THE EXERCISE:
Copy each line of the data below exactly, leaving out pictures.

COLLECTED MATERIAL:
=-=-=-=-=

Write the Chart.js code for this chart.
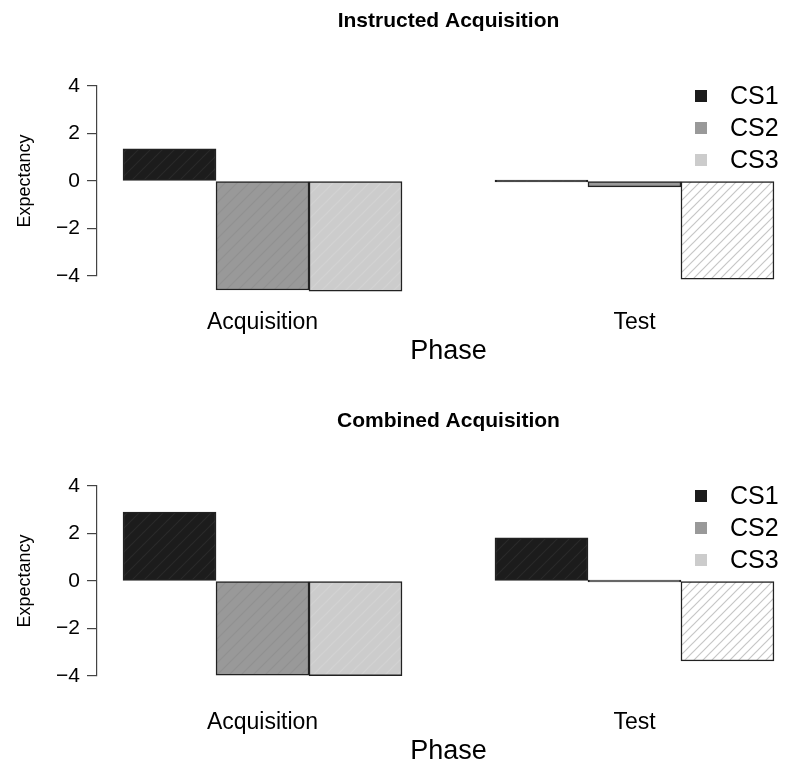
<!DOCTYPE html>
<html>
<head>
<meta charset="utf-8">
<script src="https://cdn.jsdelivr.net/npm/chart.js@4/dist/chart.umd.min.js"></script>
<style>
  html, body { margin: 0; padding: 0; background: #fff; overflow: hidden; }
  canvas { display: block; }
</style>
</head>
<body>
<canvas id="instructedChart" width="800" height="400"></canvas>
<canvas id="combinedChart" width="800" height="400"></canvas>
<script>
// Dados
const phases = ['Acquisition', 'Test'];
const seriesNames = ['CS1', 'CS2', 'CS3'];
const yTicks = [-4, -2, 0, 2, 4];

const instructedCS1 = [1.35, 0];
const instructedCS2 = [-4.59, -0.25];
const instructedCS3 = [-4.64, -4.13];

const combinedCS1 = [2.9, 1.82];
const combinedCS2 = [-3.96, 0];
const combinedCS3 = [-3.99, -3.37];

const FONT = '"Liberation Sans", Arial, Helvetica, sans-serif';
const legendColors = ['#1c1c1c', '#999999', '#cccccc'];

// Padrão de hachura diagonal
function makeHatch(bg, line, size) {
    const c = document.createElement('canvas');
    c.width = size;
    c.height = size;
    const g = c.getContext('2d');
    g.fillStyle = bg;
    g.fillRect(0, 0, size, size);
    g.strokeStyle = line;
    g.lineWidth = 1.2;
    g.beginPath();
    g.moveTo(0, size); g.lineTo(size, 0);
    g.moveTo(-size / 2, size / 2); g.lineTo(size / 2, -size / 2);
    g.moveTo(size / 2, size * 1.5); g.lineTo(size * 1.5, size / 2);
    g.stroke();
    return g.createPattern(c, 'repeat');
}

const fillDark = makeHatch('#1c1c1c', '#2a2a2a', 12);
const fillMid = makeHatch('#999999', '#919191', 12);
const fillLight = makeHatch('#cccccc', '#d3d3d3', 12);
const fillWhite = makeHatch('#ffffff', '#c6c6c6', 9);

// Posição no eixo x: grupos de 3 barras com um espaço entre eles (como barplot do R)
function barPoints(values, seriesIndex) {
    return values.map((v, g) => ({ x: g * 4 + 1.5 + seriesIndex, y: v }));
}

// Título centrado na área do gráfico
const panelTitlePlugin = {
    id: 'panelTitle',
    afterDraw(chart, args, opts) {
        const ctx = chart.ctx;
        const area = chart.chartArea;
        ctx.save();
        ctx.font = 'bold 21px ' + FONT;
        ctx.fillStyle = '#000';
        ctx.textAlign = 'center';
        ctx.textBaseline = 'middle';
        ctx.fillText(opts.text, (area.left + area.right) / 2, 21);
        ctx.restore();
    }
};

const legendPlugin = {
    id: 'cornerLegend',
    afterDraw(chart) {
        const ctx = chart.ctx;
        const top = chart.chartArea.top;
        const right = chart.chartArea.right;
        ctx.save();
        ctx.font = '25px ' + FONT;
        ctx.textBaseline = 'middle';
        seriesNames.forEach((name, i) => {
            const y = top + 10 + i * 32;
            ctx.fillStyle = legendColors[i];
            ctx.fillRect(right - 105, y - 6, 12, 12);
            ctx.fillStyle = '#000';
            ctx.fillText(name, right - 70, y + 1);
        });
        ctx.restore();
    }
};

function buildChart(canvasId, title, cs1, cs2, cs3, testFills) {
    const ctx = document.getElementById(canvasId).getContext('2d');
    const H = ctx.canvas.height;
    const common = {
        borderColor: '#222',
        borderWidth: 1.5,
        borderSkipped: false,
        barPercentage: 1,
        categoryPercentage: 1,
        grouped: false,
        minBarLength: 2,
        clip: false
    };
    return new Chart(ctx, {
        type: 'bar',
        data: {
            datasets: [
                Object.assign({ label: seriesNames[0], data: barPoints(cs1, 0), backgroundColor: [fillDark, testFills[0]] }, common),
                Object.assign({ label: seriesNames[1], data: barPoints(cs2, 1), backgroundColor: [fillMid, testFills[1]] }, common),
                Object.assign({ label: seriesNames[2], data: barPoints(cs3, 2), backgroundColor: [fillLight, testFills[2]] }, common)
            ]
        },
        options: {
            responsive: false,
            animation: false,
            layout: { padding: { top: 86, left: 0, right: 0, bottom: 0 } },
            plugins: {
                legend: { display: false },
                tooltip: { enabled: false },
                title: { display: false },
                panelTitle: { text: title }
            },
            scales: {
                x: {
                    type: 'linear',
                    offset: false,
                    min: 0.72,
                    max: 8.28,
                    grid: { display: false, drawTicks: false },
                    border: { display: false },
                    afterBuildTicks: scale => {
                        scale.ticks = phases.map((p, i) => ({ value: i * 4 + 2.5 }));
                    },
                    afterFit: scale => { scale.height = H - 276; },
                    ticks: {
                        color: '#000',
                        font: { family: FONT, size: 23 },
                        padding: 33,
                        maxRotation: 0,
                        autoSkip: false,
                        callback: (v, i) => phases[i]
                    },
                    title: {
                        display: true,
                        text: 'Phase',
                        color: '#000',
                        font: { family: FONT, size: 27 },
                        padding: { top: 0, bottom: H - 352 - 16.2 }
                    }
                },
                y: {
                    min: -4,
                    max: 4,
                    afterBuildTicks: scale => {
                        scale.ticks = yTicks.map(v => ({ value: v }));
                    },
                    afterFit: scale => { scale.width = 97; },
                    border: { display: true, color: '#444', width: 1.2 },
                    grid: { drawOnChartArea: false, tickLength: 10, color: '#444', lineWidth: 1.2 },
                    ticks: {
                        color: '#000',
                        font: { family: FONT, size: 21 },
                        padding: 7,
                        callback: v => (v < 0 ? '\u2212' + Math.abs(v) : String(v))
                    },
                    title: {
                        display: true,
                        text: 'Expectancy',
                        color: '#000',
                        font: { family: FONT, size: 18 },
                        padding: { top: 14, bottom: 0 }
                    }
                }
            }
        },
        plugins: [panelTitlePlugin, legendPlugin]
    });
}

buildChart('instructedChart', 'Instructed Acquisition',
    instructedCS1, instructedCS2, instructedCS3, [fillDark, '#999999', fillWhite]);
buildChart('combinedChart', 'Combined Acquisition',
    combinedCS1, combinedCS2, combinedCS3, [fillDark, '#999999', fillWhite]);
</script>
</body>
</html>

=-=-=-=-=

ANSWER TO THE PROBLEM:
Write the Chart.js code for this chart.
<!DOCTYPE html>
<html>
<head>
<meta charset="utf-8">
<script src="https://cdn.jsdelivr.net/npm/chart.js@4/dist/chart.umd.min.js"></script>
<style>
  html, body { margin: 0; padding: 0; background: #fff; overflow: hidden; }
  canvas { display: block; }
</style>
</head>
<body>
<canvas id="instructedChart" width="800" height="400"></canvas>
<canvas id="combinedChart" width="800" height="400"></canvas>
<script>
// Dados
const phases = ['Acquisition', 'Test'];
const seriesNames = ['CS1', 'CS2', 'CS3'];
const yTicks = [-4, -2, 0, 2, 4];

const instructedCS1 = [1.35, 0];
const instructedCS2 = [-4.59, -0.25];
const instructedCS3 = [-4.64, -4.13];

const combinedCS1 = [2.9, 1.82];
const combinedCS2 = [-3.96, 0];
const combinedCS3 = [-3.99, -3.37];

const FONT = '"Liberation Sans", Arial, Helvetica, sans-serif';
const legendColors = ['#1c1c1c', '#999999', '#cccccc'];

// Padrão de hachura diagonal
function makeHatch(bg, line, size) {
    const c = document.createElement('canvas');
    c.width = size;
    c.height = size;
    const g = c.getContext('2d');
    g.fillStyle = bg;
    g.fillRect(0, 0, size, size);
    g.strokeStyle = line;
    g.lineWidth = 1.2;
    g.beginPath();
    g.moveTo(0, size); g.lineTo(size, 0);
    g.moveTo(-size / 2, size / 2); g.lineTo(size / 2, -size / 2);
    g.moveTo(size / 2, size * 1.5); g.lineTo(size * 1.5, size / 2);
    g.stroke();
    return g.createPattern(c, 'repeat');
}

const fillDark = makeHatch('#1c1c1c', '#2a2a2a', 12);
const fillMid = makeHatch('#999999', '#919191', 12);
const fillLight = makeHatch('#cccccc', '#d3d3d3', 12);
const fillWhite = makeHatch('#ffffff', '#c6c6c6', 9);

// Posição no eixo x: grupos de 3 barras com um espaço entre eles (como barplot do R)
function barPoints(values, seriesIndex) {
    return values.map((v, g) => ({ x: g * 4 + 1.5 + seriesIndex, y: v }));
}

// Título centrado na área do gráfico
const panelTitlePlugin = {
    id: 'panelTitle',
    afterDraw(chart, args, opts) {
        const ctx = chart.ctx;
        const area = chart.chartArea;
        ctx.save();
        ctx.font = 'bold 21px ' + FONT;
        ctx.fillStyle = '#000';
        ctx.textAlign = 'center';
        ctx.textBaseline = 'middle';
        ctx.fillText(opts.text, (area.left + area.right) / 2, 21);
        ctx.restore();
    }
};

const legendPlugin = {
    id: 'cornerLegend',
    afterDraw(chart) {
        const ctx = chart.ctx;
        const top = chart.chartArea.top;
        const right = chart.chartArea.right;
        ctx.save();
        ctx.font = '25px ' + FONT;
        ctx.textBaseline = 'middle';
        seriesNames.forEach((name, i) => {
            const y = top + 10 + i * 32;
            ctx.fillStyle = legendColors[i];
            ctx.fillRect(right - 105, y - 6, 12, 12);
            ctx.fillStyle = '#000';
            ctx.fillText(name, right - 70, y + 1);
        });
        ctx.restore();
    }
};

function buildChart(canvasId, title, cs1, cs2, cs3, testFills) {
    const ctx = document.getElementById(canvasId).getContext('2d');
    const H = ctx.canvas.height;
    const common = {
        borderColor: '#222',
        borderWidth: 1.5,
        borderSkipped: false,
        barPercentage: 1,
        categoryPercentage: 1,
        grouped: false,
        minBarLength: 2,
        clip: false
    };
    return new Chart(ctx, {
        type: 'bar',
        data: {
            datasets: [
                Object.assign({ label: seriesNames[0], data: barPoints(cs1, 0), backgroundColor: [fillDark, testFills[0]] }, common),
                Object.assign({ label: seriesNames[1], data: barPoints(cs2, 1), backgroundColor: [fillMid, testFills[1]] }, common),
                Object.assign({ label: seriesNames[2], data: barPoints(cs3, 2), backgroundColor: [fillLight, testFills[2]] }, common)
            ]
        },
        options: {
            responsive: false,
            animation: false,
            layout: { padding: { top: 86, left: 0, right: 0, bottom: 0 } },
            plugins: {
                legend: { display: false },
                tooltip: { enabled: false },
                title: { display: false },
                panelTitle: { text: title }
            },
            scales: {
                x: {
                    type: 'linear',
                    offset: false,
                    min: 0.72,
                    max: 8.28,
                    grid: { display: false, drawTicks: false },
                    border: { display: false },
                    afterBuildTicks: scale => {
                        scale.ticks = phases.map((p, i) => ({ value: i * 4 + 2.5 }));
                    },
                    afterFit: scale => { scale.height = H - 276; },
                    ticks: {
                        color: '#000',
                        font: { family: FONT, size: 23 },
                        padding: 33,
                        maxRotation: 0,
                        autoSkip: false,
                        callback: (v, i) => phases[i]
                    },
                    title: {
                        display: true,
                        text: 'Phase',
                        color: '#000',
                        font: { family: FONT, size: 27 },
                        padding: { top: 0, bottom: H - 352 - 16.2 }
                    }
                },
                y: {
                    min: -4,
                    max: 4,
                    afterBuildTicks: scale => {
                        scale.ticks = yTicks.map(v => ({ value: v }));
                    },
                    afterFit: scale => { scale.width = 97; },
                    border: { display: true, color: '#444', width: 1.2 },
                    grid: { drawOnChartArea: false, tickLength: 10, color: '#444', lineWidth: 1.2 },
                    ticks: {
                        color: '#000',
                        font: { family: FONT, size: 21 },
                        padding: 7,
                        callback: v => (v < 0 ? '\u2212' + Math.abs(v) : String(v))
                    },
                    title: {
                        display: true,
                        text: 'Expectancy',
                        color: '#000',
                        font: { family: FONT, size: 18 },
                        padding: { top: 14, bottom: 0 }
                    }
                }
            }
        },
        plugins: [panelTitlePlugin, legendPlugin]
    });
}

buildChart('instructedChart', 'Instructed Acquisition',
    instructedCS1, instructedCS2, instructedCS3, [fillDark, '#999999', fillWhite]);
buildChart('combinedChart', 'Combined Acquisition',
    combinedCS1, combinedCS2, combinedCS3, [fillDark, '#999999', fillWhite]);
</script>
</body>
</html>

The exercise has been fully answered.